Dazed Digital

Tokyo / 日本語

Noboru Ohashi: Master of Kimono

January 9, 2012

The legendary craftsman talks about the iconic Japanese 1950s film Bakumatsu Taiyoden

  • Text by Ayumi Seki

Nikkatsu is the oldest film company in Japan celebrating their 100th anniversary project with a digital remaster of one of their most iconic black and white films, "Bakumatsu Taiyoden" directed by Yuzo Kawashima.

Released in 1957, "Bakumatsu Taiyoden" is set in 1862, in the red light district in Shingawa called Yoshiwara in North. It's an escapade that follows one man and his desires, whilst being completely broke. One of the starring highlights are the incredible kimonos. And keeping with this Nikkatsu invited Mr. Noboru Ohashi from Owariya Gofukuten (Owariya Kimono shop) in Kita-Shinagawa, the same place where "Bakumatsu Taiyoden" was located, for an insightful discussion on "Movies and Kimono".

Noboru Ohashi: "Bakumatsu Taiyoden” was a story in Dozo Sagami, one of red-light areas in Tokyo. And our kimono shop is located about 300m from there. We opened in 1890, 30 years before the story. I am the fifth generation.

In "Bakumatsu Taiyoden", you can see three different types of how to dress kimono. One is by prostitute (Jyoro), one is by geishya (Geiko), and one is by housemaid (Jyochu), and all of them wears kimono differently. High class prostitutes played by Sachiko Hidari and Yoko Minamida wear a long underwear (nagajyuban), tie their band (obi) in front, and put on gorgeous dyed-kimono in the night to work. Geiko wears kimono quite similar to the way we wear them these days. Especially in the party sequence in the film, you can see how they dress. They tie their oriobi in back, wear jyuban, and put dyed-kimono on top. This style is almost same as ours.

On the other hand, Jyochu's kimono is alike to ordinary people style at the time. They wear very short length textile kimono. It was cold since there was no heating system, they wear thick berry-warmer tie (haramaki) underneath the kimono. The first reason why their kimono was so short is, because they always running around and washing things, they tried not to dirty the kimono. The second reason is when they wipe floors or draw water, they need to kneel down.

Let’s talk about men’s kimono. I think the way Franky Sakai wears kimono is really cool. He throws his yukata on the air by his foot, and put his both arms when yukata is still in the air. Franky didn’t wear nagajyuban, but instead long drawers (suteteko). It’s probably because when he runs audience can see his bare legs and it’s not stylish. Silk was forbidden back in the time, so they wear nagajyuban or haori with artistic designed lining when they want to be stylish.

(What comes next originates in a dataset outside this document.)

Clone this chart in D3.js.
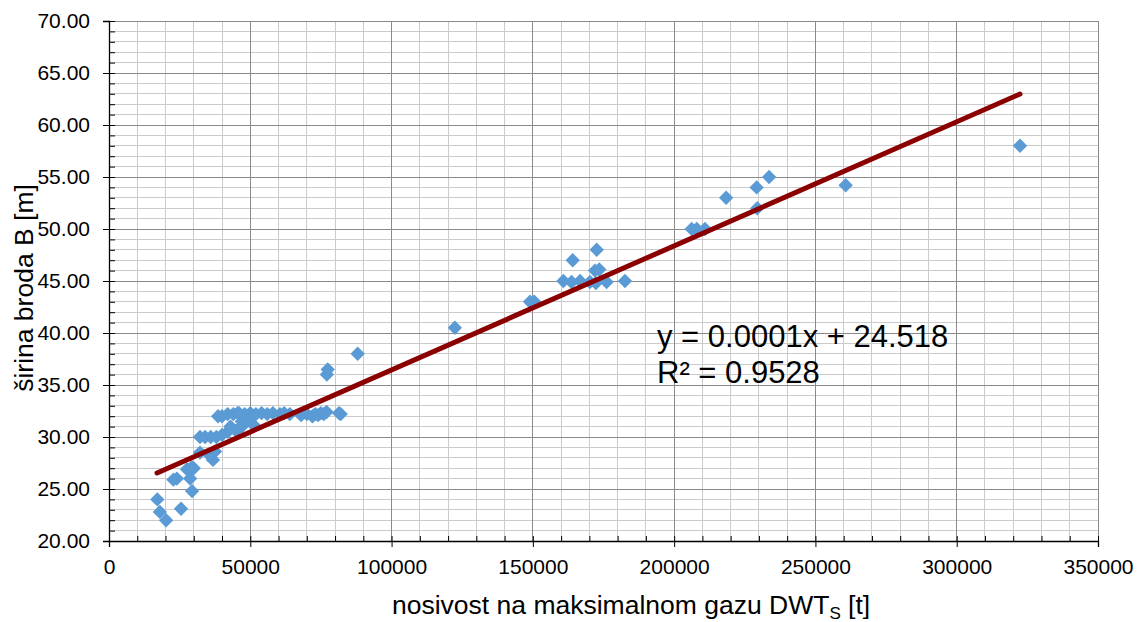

The story of the film is in Edo period, and all the characters wear their kimono very neatly and beautifully according to rules. This is the biggest difference from now. Also, the technique of thread, such as pongee or silk crepe, wasn’t as good as now. A filature was built in after Meiji period, so it was hard to get strong thread. There was no chemical dye, so the colours were also limited. It is told that there were almost only two ways to draw patterns on their kimono; by tie-dyed, or by resisting technique. The variety of kimono must be few.